Repeat all of the material below exactly as written, images excluded.

Data in this exercise:

----

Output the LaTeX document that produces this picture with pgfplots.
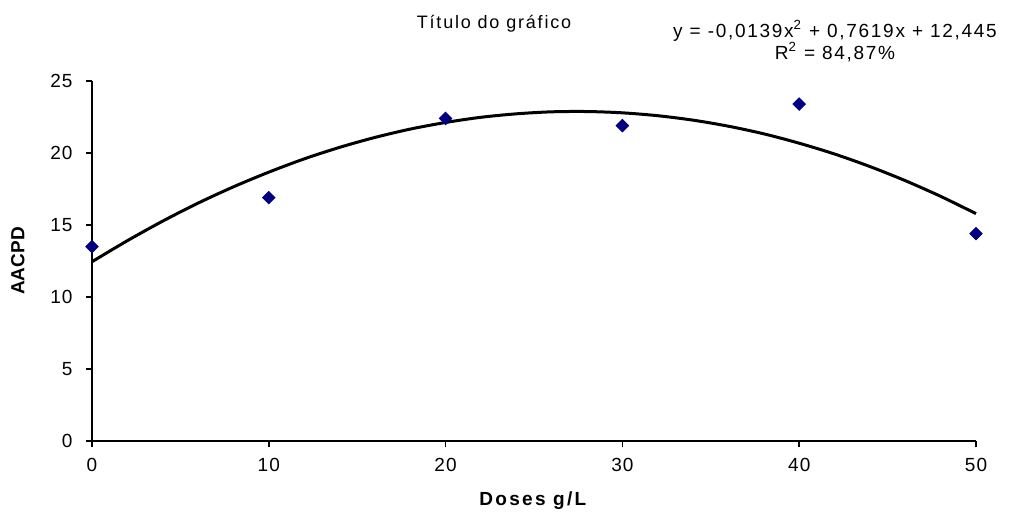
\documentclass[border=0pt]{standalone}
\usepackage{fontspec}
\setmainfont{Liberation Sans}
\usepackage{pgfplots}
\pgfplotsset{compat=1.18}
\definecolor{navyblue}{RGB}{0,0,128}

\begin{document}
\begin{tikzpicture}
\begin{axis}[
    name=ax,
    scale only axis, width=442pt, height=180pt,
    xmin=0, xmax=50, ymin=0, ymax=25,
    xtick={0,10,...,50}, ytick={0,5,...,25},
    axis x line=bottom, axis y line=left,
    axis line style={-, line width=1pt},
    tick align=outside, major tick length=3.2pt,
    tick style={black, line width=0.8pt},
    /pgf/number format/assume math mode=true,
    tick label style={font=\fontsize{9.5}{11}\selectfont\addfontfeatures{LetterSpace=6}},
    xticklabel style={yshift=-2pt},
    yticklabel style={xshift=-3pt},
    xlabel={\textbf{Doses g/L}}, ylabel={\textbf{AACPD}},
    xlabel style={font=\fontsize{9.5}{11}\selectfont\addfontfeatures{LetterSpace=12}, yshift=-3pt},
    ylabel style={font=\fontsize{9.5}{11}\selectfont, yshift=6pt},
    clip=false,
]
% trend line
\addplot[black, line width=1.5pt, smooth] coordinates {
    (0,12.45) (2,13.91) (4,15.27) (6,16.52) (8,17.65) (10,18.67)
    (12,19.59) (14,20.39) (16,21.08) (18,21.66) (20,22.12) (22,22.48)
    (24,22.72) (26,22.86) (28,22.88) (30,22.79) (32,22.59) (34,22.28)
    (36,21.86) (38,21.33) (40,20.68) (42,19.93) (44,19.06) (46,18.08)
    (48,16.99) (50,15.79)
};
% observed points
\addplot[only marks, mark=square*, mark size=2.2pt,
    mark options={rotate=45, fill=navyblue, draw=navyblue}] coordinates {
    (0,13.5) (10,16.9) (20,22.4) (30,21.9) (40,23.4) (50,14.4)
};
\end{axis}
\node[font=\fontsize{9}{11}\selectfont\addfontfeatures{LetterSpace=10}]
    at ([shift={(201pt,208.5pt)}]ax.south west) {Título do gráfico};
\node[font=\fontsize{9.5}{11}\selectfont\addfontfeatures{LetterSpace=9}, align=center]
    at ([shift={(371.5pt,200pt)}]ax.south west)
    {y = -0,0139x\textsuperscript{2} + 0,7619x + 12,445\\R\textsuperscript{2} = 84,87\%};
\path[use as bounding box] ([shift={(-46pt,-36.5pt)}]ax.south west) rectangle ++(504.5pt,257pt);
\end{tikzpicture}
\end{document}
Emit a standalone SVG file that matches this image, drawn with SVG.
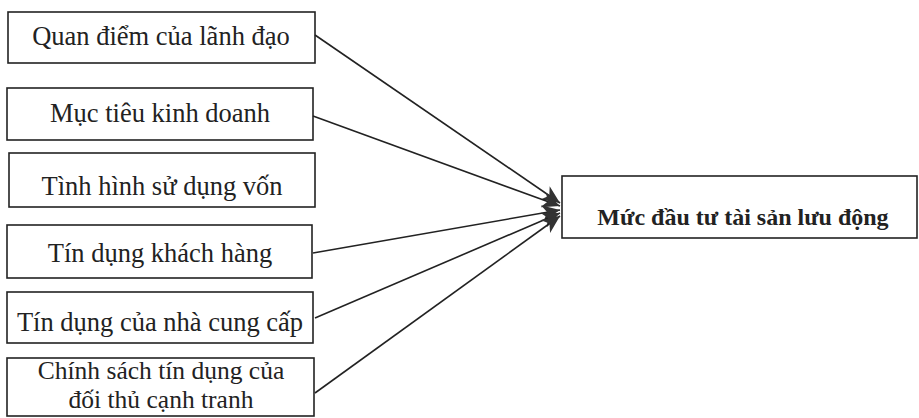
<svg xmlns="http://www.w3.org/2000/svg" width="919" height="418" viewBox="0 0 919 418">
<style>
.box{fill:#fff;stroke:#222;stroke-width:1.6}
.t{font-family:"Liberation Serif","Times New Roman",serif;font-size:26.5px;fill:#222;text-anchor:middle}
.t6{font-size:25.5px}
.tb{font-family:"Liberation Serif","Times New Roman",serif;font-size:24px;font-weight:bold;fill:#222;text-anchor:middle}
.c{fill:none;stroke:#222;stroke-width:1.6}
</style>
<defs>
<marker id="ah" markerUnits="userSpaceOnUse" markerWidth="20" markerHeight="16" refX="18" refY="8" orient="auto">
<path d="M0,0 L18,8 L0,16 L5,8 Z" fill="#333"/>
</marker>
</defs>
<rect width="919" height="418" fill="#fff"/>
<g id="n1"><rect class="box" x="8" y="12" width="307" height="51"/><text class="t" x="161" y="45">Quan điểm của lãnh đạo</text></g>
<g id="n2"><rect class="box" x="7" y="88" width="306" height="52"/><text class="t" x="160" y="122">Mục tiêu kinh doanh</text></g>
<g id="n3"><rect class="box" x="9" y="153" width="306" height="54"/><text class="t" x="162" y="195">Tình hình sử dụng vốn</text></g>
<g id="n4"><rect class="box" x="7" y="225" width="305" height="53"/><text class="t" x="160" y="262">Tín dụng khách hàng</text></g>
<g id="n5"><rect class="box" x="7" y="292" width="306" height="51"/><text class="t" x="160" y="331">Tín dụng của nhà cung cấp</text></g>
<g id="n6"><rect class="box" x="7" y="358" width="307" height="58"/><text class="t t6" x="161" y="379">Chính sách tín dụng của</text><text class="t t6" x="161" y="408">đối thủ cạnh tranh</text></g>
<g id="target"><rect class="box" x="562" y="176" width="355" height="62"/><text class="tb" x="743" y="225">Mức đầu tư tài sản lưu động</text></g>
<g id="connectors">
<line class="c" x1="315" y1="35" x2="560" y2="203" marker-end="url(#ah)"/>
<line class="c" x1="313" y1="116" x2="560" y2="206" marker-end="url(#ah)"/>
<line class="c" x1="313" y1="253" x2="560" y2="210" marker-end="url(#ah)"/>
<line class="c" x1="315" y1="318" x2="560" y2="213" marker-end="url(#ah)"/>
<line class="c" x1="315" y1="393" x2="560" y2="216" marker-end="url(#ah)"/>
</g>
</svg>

----

Output for this task:
Output the LaTeX document that produces this picture with pgfplots.
\documentclass[border=0pt]{standalone}
\usepackage{fontspec}
\setmainfont{Liberation Sans}
\usepackage{pgfplots}
\pgfplotsset{compat=1.18}
\definecolor{navyblue}{RGB}{0,0,128}

\begin{document}
\begin{tikzpicture}
\begin{axis}[
    name=ax,
    scale only axis, width=442pt, height=180pt,
    xmin=0, xmax=50, ymin=0, ymax=25,
    xtick={0,10,...,50}, ytick={0,5,...,25},
    axis x line=bottom, axis y line=left,
    axis line style={-, line width=1pt},
    tick align=outside, major tick length=3.2pt,
    tick style={black, line width=0.8pt},
    /pgf/number format/assume math mode=true,
    tick label style={font=\fontsize{9.5}{11}\selectfont\addfontfeatures{LetterSpace=6}},
    xticklabel style={yshift=-2pt},
    yticklabel style={xshift=-3pt},
    xlabel={\textbf{Doses g/L}}, ylabel={\textbf{AACPD}},
    xlabel style={font=\fontsize{9.5}{11}\selectfont\addfontfeatures{LetterSpace=12}, yshift=-3pt},
    ylabel style={font=\fontsize{9.5}{11}\selectfont, yshift=6pt},
    clip=false,
]
% trend line
\addplot[black, line width=1.5pt, smooth] coordinates {
    (0,12.45) (2,13.91) (4,15.27) (6,16.52) (8,17.65) (10,18.67)
    (12,19.59) (14,20.39) (16,21.08) (18,21.66) (20,22.12) (22,22.48)
    (24,22.72) (26,22.86) (28,22.88) (30,22.79) (32,22.59) (34,22.28)
    (36,21.86) (38,21.33) (40,20.68) (42,19.93) (44,19.06) (46,18.08)
    (48,16.99) (50,15.79)
};
% observed points
\addplot[only marks, mark=square*, mark size=2.2pt,
    mark options={rotate=45, fill=navyblue, draw=navyblue}] coordinates {
    (0,13.5) (10,16.9) (20,22.4) (30,21.9) (40,23.4) (50,14.4)
};
\end{axis}
\node[font=\fontsize{9}{11}\selectfont\addfontfeatures{LetterSpace=10}]
    at ([shift={(201pt,208.5pt)}]ax.south west) {Título do gráfico};
\node[font=\fontsize{9.5}{11}\selectfont\addfontfeatures{LetterSpace=9}, align=center]
    at ([shift={(371.5pt,200pt)}]ax.south west)
    {y = -0,0139x\textsuperscript{2} + 0,7619x + 12,445\\R\textsuperscript{2} = 84,87\%};
\path[use as bounding box] ([shift={(-46pt,-36.5pt)}]ax.south west) rectangle ++(504.5pt,257pt);
\end{tikzpicture}
\end{document}
Emit a standalone SVG file that matches this image, drawn with SVG.
<svg xmlns="http://www.w3.org/2000/svg" width="919" height="418" viewBox="0 0 919 418">
<style>
.box{fill:#fff;stroke:#222;stroke-width:1.6}
.t{font-family:"Liberation Serif","Times New Roman",serif;font-size:26.5px;fill:#222;text-anchor:middle}
.t6{font-size:25.5px}
.tb{font-family:"Liberation Serif","Times New Roman",serif;font-size:24px;font-weight:bold;fill:#222;text-anchor:middle}
.c{fill:none;stroke:#222;stroke-width:1.6}
</style>
<defs>
<marker id="ah" markerUnits="userSpaceOnUse" markerWidth="20" markerHeight="16" refX="18" refY="8" orient="auto">
<path d="M0,0 L18,8 L0,16 L5,8 Z" fill="#333"/>
</marker>
</defs>
<rect width="919" height="418" fill="#fff"/>
<g id="n1"><rect class="box" x="8" y="12" width="307" height="51"/><text class="t" x="161" y="45">Quan điểm của lãnh đạo</text></g>
<g id="n2"><rect class="box" x="7" y="88" width="306" height="52"/><text class="t" x="160" y="122">Mục tiêu kinh doanh</text></g>
<g id="n3"><rect class="box" x="9" y="153" width="306" height="54"/><text class="t" x="162" y="195">Tình hình sử dụng vốn</text></g>
<g id="n4"><rect class="box" x="7" y="225" width="305" height="53"/><text class="t" x="160" y="262">Tín dụng khách hàng</text></g>
<g id="n5"><rect class="box" x="7" y="292" width="306" height="51"/><text class="t" x="160" y="331">Tín dụng của nhà cung cấp</text></g>
<g id="n6"><rect class="box" x="7" y="358" width="307" height="58"/><text class="t t6" x="161" y="379">Chính sách tín dụng của</text><text class="t t6" x="161" y="408">đối thủ cạnh tranh</text></g>
<g id="target"><rect class="box" x="562" y="176" width="355" height="62"/><text class="tb" x="743" y="225">Mức đầu tư tài sản lưu động</text></g>
<g id="connectors">
<line class="c" x1="315" y1="35" x2="560" y2="203" marker-end="url(#ah)"/>
<line class="c" x1="313" y1="116" x2="560" y2="206" marker-end="url(#ah)"/>
<line class="c" x1="313" y1="253" x2="560" y2="210" marker-end="url(#ah)"/>
<line class="c" x1="315" y1="318" x2="560" y2="213" marker-end="url(#ah)"/>
<line class="c" x1="315" y1="393" x2="560" y2="216" marker-end="url(#ah)"/>
</g>
</svg>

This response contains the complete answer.